# Exercise instructions:
Pictures in the data below are not part of the copy; transcribe everything else exactly.
--- Begin ---
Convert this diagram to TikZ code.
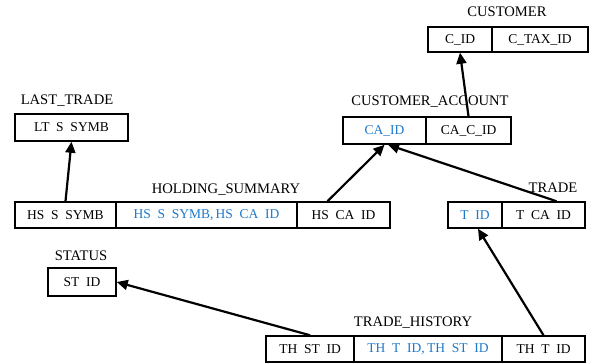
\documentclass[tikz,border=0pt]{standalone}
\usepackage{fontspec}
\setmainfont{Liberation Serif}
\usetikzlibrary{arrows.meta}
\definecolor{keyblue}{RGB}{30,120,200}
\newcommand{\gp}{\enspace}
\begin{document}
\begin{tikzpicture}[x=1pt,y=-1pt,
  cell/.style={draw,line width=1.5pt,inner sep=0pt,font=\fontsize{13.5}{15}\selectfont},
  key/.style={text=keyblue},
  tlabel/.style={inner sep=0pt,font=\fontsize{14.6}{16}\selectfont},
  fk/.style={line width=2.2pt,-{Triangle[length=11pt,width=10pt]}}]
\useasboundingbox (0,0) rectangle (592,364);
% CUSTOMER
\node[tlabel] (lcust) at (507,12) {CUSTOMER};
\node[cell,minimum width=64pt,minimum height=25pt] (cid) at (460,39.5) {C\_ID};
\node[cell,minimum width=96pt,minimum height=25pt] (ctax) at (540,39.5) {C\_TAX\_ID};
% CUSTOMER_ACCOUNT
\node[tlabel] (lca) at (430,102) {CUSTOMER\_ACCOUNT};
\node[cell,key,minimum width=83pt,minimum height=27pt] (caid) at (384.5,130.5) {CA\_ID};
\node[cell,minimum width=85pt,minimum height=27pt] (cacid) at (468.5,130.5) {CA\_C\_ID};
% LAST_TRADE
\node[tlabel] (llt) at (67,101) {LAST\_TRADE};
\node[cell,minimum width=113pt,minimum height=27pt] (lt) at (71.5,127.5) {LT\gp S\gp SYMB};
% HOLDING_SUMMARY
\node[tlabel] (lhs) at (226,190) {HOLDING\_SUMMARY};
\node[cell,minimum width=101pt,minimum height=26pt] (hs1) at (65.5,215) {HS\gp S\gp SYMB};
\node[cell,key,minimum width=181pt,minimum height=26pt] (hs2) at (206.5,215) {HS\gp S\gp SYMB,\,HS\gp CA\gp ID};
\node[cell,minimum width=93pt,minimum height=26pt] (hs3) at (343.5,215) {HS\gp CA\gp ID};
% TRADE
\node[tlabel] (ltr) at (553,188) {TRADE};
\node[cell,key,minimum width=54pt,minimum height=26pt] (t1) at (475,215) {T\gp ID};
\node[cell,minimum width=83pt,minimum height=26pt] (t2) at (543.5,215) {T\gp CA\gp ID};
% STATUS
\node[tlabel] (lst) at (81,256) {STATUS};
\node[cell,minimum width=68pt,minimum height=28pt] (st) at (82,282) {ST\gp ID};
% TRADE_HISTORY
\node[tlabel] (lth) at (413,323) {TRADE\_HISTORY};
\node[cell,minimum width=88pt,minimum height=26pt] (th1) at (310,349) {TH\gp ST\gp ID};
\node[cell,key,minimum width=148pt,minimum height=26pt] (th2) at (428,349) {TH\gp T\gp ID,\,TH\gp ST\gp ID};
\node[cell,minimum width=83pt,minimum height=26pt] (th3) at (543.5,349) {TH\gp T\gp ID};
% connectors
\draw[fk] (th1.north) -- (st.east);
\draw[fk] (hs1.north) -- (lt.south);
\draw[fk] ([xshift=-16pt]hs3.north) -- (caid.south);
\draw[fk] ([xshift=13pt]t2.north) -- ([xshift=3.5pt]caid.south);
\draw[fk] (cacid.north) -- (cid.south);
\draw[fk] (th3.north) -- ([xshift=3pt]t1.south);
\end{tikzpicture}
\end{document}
--- End ---
# Answer to this exercise:
Convert this diagram to TikZ code.
\documentclass[tikz,border=0pt]{standalone}
\usepackage{fontspec}
\setmainfont{Liberation Serif}
\usetikzlibrary{arrows.meta}
\definecolor{keyblue}{RGB}{30,120,200}
\newcommand{\gp}{\enspace}
\begin{document}
\begin{tikzpicture}[x=1pt,y=-1pt,
  cell/.style={draw,line width=1.5pt,inner sep=0pt,font=\fontsize{13.5}{15}\selectfont},
  key/.style={text=keyblue},
  tlabel/.style={inner sep=0pt,font=\fontsize{14.6}{16}\selectfont},
  fk/.style={line width=2.2pt,-{Triangle[length=11pt,width=10pt]}}]
\useasboundingbox (0,0) rectangle (592,364);
% CUSTOMER
\node[tlabel] (lcust) at (507,12) {CUSTOMER};
\node[cell,minimum width=64pt,minimum height=25pt] (cid) at (460,39.5) {C\_ID};
\node[cell,minimum width=96pt,minimum height=25pt] (ctax) at (540,39.5) {C\_TAX\_ID};
% CUSTOMER_ACCOUNT
\node[tlabel] (lca) at (430,102) {CUSTOMER\_ACCOUNT};
\node[cell,key,minimum width=83pt,minimum height=27pt] (caid) at (384.5,130.5) {CA\_ID};
\node[cell,minimum width=85pt,minimum height=27pt] (cacid) at (468.5,130.5) {CA\_C\_ID};
% LAST_TRADE
\node[tlabel] (llt) at (67,101) {LAST\_TRADE};
\node[cell,minimum width=113pt,minimum height=27pt] (lt) at (71.5,127.5) {LT\gp S\gp SYMB};
% HOLDING_SUMMARY
\node[tlabel] (lhs) at (226,190) {HOLDING\_SUMMARY};
\node[cell,minimum width=101pt,minimum height=26pt] (hs1) at (65.5,215) {HS\gp S\gp SYMB};
\node[cell,key,minimum width=181pt,minimum height=26pt] (hs2) at (206.5,215) {HS\gp S\gp SYMB,\,HS\gp CA\gp ID};
\node[cell,minimum width=93pt,minimum height=26pt] (hs3) at (343.5,215) {HS\gp CA\gp ID};
% TRADE
\node[tlabel] (ltr) at (553,188) {TRADE};
\node[cell,key,minimum width=54pt,minimum height=26pt] (t1) at (475,215) {T\gp ID};
\node[cell,minimum width=83pt,minimum height=26pt] (t2) at (543.5,215) {T\gp CA\gp ID};
% STATUS
\node[tlabel] (lst) at (81,256) {STATUS};
\node[cell,minimum width=68pt,minimum height=28pt] (st) at (82,282) {ST\gp ID};
% TRADE_HISTORY
\node[tlabel] (lth) at (413,323) {TRADE\_HISTORY};
\node[cell,minimum width=88pt,minimum height=26pt] (th1) at (310,349) {TH\gp ST\gp ID};
\node[cell,key,minimum width=148pt,minimum height=26pt] (th2) at (428,349) {TH\gp T\gp ID,\,TH\gp ST\gp ID};
\node[cell,minimum width=83pt,minimum height=26pt] (th3) at (543.5,349) {TH\gp T\gp ID};
% connectors
\draw[fk] (th1.north) -- (st.east);
\draw[fk] (hs1.north) -- (lt.south);
\draw[fk] ([xshift=-16pt]hs3.north) -- (caid.south);
\draw[fk] ([xshift=13pt]t2.north) -- ([xshift=3.5pt]caid.south);
\draw[fk] (cacid.north) -- (cid.south);
\draw[fk] (th3.north) -- ([xshift=3pt]t1.south);
\end{tikzpicture}
\end{document}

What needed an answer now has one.